An installation view of Art Basel in Basel’s Unlimited section last year. Courtesy of Art Basel

Things seem to be looking up. According to MCH’s latest financial report, after significant losses from 2019 to 2022, the company “returned to net profitability for the first time since 2016”, with a net profit of SFr 3m ($3.5m). The report notes that this financial result was supported by SFr 3.6m in “one-off items that were not directly related to operational business performance”.

All art fairs are grappling with a drop in the percentage of sales dealers make at their events: down from 46% of all annual sales in 2018 to 31% in 2024, according to Art Basel and UBS’s The Art Market report. Still, there are signs of growth in other ways. Fair numbers are slowly creeping back up to pre-pandemic levels (377 in 2024 versus 408 in 2019) and a fleet of smaller and boutique events, many of which claim to not be fairs, is emerging.

Among them is Basel Social Club (BSC), a non-profit association founded in the Swiss city in 2022 by the curator Yael Salomonowitz, the gallerist Robbie Fitzpatrick and the artist Hannah Weinberger, who describes the project as “a grassroots initiative [that is] more like a kunsthalle group show of around 500 works”. Some works are for sale and some are not, she adds.

Held in June at the same time as Art Basel, its founders stress they are very much not an art fair. “Certain components of what we do maybe echo an art fair, but it really is its own model,” Fitzpatrick says. “Of course, the art world is driven by the market as the primary means for artists to survive economically. Many different platforms—biennials, institutional shows, prizes are all opportunities for commercial transactions. But we were born out of a real need for something different; art fairs are particularly hostile environments for artists.” BSC is supported by various foundations and a few private patrons; exhibitors pay a “small fee”, which covers operating costs.

Basel’s social success

After three successful events—in an abandoned villa, a former mayonnaise factory and, last year, on 50 hectares of farmland on the outskirts of Basel—BSC returns to the city centre for its fourth edition. Details will be kept under wraps until a few weeks before the opening, but Weinberger says the event will be “the biggest so far” with 40,000 people expected to attend. In terms of politics, “it’s going to address the elephant in the room”, she adds.

With one eye on costs and another on the environment, dealers and collectors are also choosing to focus on local events. At the end of last month, a new fair covering a broad range of art, design and collectables opened in Scottsdale, Arizona, where the cost of exhibiting is a fraction of that in New York, says Michael Plummer, who has been advising on the fair. “Dealers can take a risk on this and not lose their shirts,” he says, noting that 101 exhibitors took part, “an indication that many dealers are needing to find new marketplaces because the tried and true are not performing as well as in the past”.

Plummer expects the new fair, Scotts­dale Ferrari Art Week (named after its main sponsor), will appeal to younger generations of collectors who are “focused more on luxury goods, sports memorabilia and collectables”, he says. Another of the fair’s sponsors, Heritage Auctions, is focused squarely on the collectables market.

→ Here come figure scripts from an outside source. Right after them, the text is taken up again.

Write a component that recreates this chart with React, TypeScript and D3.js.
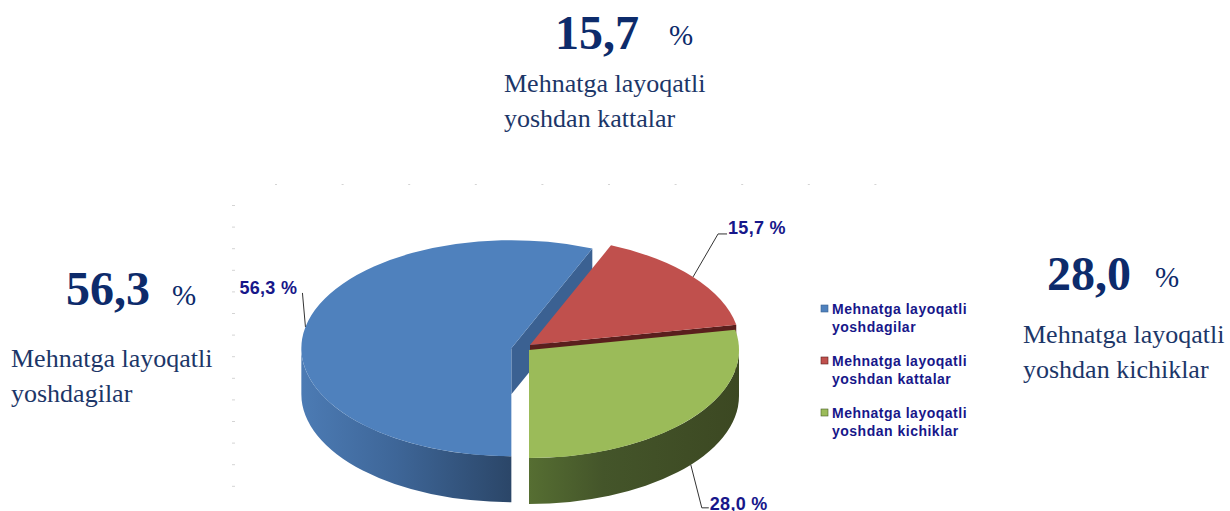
import * as d3 from "d3";

const categories = [
  "Mehnatga layoqatli yoshdagilar",
  "Mehnatga layoqatli yoshdan kattalar",
  "Mehnatga layoqatli yoshdan kichiklar",
];
const values = [56.3, 15.7, 28.0];
const sliceLabels = ["56,3 %", "15,7 %", "28,0 %"];
const bigNumbers = ["56,3", "15,7", "28,0"];
const legendLines = [
  ["Mehnatga layoqatli", "yoshdagilar"],
  ["Mehnatga layoqatli", "yoshdan kattalar"],
  ["Mehnatga layoqatli", "yoshdan kichiklar"],
];

const W = 1230;
const H = 511;
const topColors = ["#4f81bd", "#c0504d", "#9bbb59"];
const cutColors = ["#3b6192", "#5a1f1d", "#4a5e2a"];
const navy = "#0d2b6b";
const labelColor = "#17178a";

// pie geometry
const cx0 = 529;
const cy0 = 350;
const rx = 210;
const ry = 108;
const depth = 46;

type Pt = [number, number];

const pt = (c: Pt, a: number): Pt => [c[0] + rx * Math.sin(a), c[1] - ry * Math.cos(a)];
const down = (p: Pt): Pt => [p[0], p[1] + depth];
const f = (p: Pt) => `${p[0].toFixed(2)},${p[1].toFixed(2)}`;

// big annotation blocks placed around the pie (order follows categories)
const annot = [
  { x: 66, y: 305, px: 172, py: 305, tx: 11, ty: 367 },
  { x: 555, y: 49, px: 669, py: 45, tx: 504, ty: 92 },
  { x: 1047, y: 290, px: 1155, py: 287, tx: 1023, ty: 343 },
];

const App = () => {
  const pie = d3
    .pie<number>()
    .sort(null)
    .startAngle(Math.PI)
    .endAngle(3 * Math.PI);
  const arcs = pie(values);

  // slice offsets: blue pulled out radially, red nudged up
  const centers: Pt[] = arcs.map((a, i) => {
    const mid = (a.startAngle + a.endAngle) / 2;
    if (i === 0) {
      const e = 18;
      return [cx0 + e * Math.sin(mid), cy0 - e * Math.cos(mid) * (ry / rx)];
    }
    if (i === 1) return [cx0 + 1, cy0 - 5];
    return [cx0, cy0];
  });

  const slices = arcs.map((a, i) => {
    const c = centers[i];
    const a0 = a.startAngle;
    const a1 = a.endAngle;
    const p0 = pt(c, a0);
    const p1 = pt(c, a1);
    const large = a1 - a0 > Math.PI ? 1 : 0;
    const top = `M${f(c)}L${f(p0)}A${rx},${ry} 0 ${large} 1 ${f(p1)}Z`;

    // outer wall: parts of the rim in the front half
    const walls: string[] = [];
    [
      [Math.PI / 2, (3 * Math.PI) / 2],
      [(5 * Math.PI) / 2, (7 * Math.PI) / 2],
    ].forEach(([s, e]) => {
      const b0 = Math.max(a0, s);
      const b1 = Math.min(a1, e);
      if (b1 > b0) {
        const q0 = pt(c, b0);
        const q1 = pt(c, b1);
        walls.push(
          `M${f(q0)}A${rx},${ry} 0 0 1 ${f(q1)}L${f(down(q1))}A${rx},${ry} 0 0 0 ${f(down(q0))}Z`
        );
      }
    });

    // cut faces facing the viewer
    const cuts: string[] = [];
    if (Math.sin(a0) < -1e-6)
      cuts.push(`M${f(c)}L${f(p0)}L${f(down(p0))}L${f(down(c))}Z`);
    if (Math.sin(a1) > 1e-6)
      cuts.push(`M${f(c)}L${f(p1)}L${f(down(p1))}L${f(down(c))}Z`);

    const mid = (a0 + a1) / 2;
    const rim = pt(c, mid);
    const anchor: Pt = Math.cos(mid) < 0 ? down(rim) : rim;
    return { top, walls, cuts, anchor, c };
  });

  // leader lines and label placement
  const leaders = [
    {
      d: `M${f(slices[0].anchor)}L${f([slices[0].anchor[0] - 3, slices[0].anchor[1] - 34])}`,
      lx: slices[0].anchor[0] - 66,
      ly: slices[0].anchor[1] - 38,
    },
    {
      d: `M${f(slices[1].anchor)}L${f([slices[1].anchor[0] + 25, slices[1].anchor[1] - 43])}l9,0`,
      lx: slices[1].anchor[0] + 35,
      ly: slices[1].anchor[1] - 48,
    },
    {
      d: `M${f(slices[2].anchor)}L${f([slices[2].anchor[0] + 11, slices[2].anchor[1] + 43])}l7,0`,
      lx: slices[2].anchor[0] + 19,
      ly: slices[2].anchor[1] + 40,
    },
  ];

  const rowDots = d3.range(10).map((i) => 276 + i * 66.6);
  const colDots = d3.range(14).map((i) => 205 + i * 21.6);

  return (
    <svg
      width={W}
      height={H}
      style={{ position: "absolute", left: 0, top: 0, background: "#fff" }}
    >
      <defs>
        <linearGradient
          id="wall0"
          gradientUnits="userSpaceOnUse"
          x1={centers[0][0] - rx}
          x2={centers[0][0]}
          y1={0}
          y2={0}
        >
          <stop offset="0" stopColor="#4c7bb4" />
          <stop offset="0.45" stopColor="#3e6698" />
          <stop offset="1" stopColor="#2b4668" />
        </linearGradient>
        <linearGradient
          id="wall2"
          gradientUnits="userSpaceOnUse"
          x1={centers[2][0]}
          x2={centers[2][0] + rx}
          y1={0}
          y2={0}
        >
          <stop offset="0" stopColor="#566e32" />
          <stop offset="0.35" stopColor="#44552a" />
          <stop offset="1" stopColor="#3c4822" />
        </linearGradient>
      </defs>

      {/* faint plot-area ticks */}
      <g fill="#d4d4d4">
        {rowDots.map((x, i) => (
          <rect key={"r" + i} x={x - 1} y={184} width={2} height={1} />
        ))}
        {colDots.map((y, i) => (
          <rect key={"c" + i} x={232} y={y} width={3} height={1} />
        ))}
      </g>

      {/* 3D slices */}
      {slices.map((s, i) => (
        <g key={i}>
          {s.cuts.map((d, j) => (
            <path key={"cut" + j} d={d} fill={cutColors[i]} />
          ))}
          {s.walls.map((d, j) => (
            <path key={"w" + j} d={d} fill={`url(#wall${i})`} />
          ))}
          <path d={s.top} fill={topColors[i]} />
        </g>
      ))}

      {/* leader lines and data labels */}
      {leaders.map((l, i) => (
        <g key={i}>
          <path d={l.d} fill="none" stroke="#333" strokeWidth={1} />
          <text
            x={l.lx}
            y={l.ly}
            fontFamily="Liberation Sans, Arial, sans-serif"
            fontWeight="bold"
            fontSize={18}
            letterSpacing={0.3}
            fill={labelColor}
            dominantBaseline="middle"
          >
            {sliceLabels[i]}
          </text>
        </g>
      ))}

      {/* legend */}
      {categories.map((cat, i) => {
        const y = 309 + i * 52;
        return (
          <g key={cat}>
            <rect
              x={821}
              y={y - 4}
              width={7}
              height={7}
              fill={topColors[i]}
              stroke={cutColors[i]}
              strokeWidth={0.6}
            />
            {legendLines[i].map((line, j) => (
              <text
                key={j}
                x={832}
                y={y + 5 + j * 18}
                fontFamily="Liberation Sans, Arial, sans-serif"
                fontWeight="bold"
                fontSize={14}
                letterSpacing={0.5}
                fill={labelColor}
              >
                {line}
              </text>
            ))}
          </g>
        );
      })}

      {/* big annotations */}
      {annot.map((a, i) => (
        <g key={i} fontFamily="Liberation Serif, Times New Roman, serif" fill={navy}>
          <text x={a.x} y={a.y} fontSize={48} fontWeight="bold">
            {bigNumbers[i]}
          </text>
          <text x={a.px} y={a.py} fontSize={29}>
            %
          </text>
          {legendLines[i].map((line, j) => (
            <text key={j} x={a.tx} y={a.ty + j * 35} fontSize={26} fill="#1c3668">
              {line}
            </text>
          ))}
        </g>
      ))}
    </svg>
  );
};

export default App;
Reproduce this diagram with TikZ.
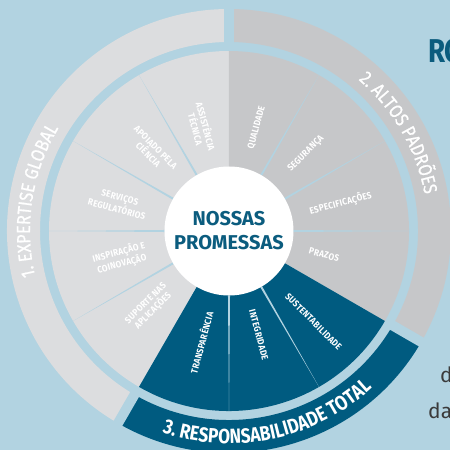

One of the chronic issues with art fairs remains converting interested parties into buyers. The entrepreneur and art market expert Magnus Resch has calculated that the combined Art Basel, Frieze and Tefaf fairs together draw 650,000 visitors a year, but collectors who buy more than $100,000 worth of art a year numbers just 6,000.

As Plummer puts it, for art fairs to weather this storm, they will need to keep things fresh—reduce pre-selling, homogeneity and potentially costs. “There’s a whole rethink needed,” he says. “Are fairs getting the right people in the door? Are they getting enough people in the door? And, crucially, are they making enough money to keep their doors open?”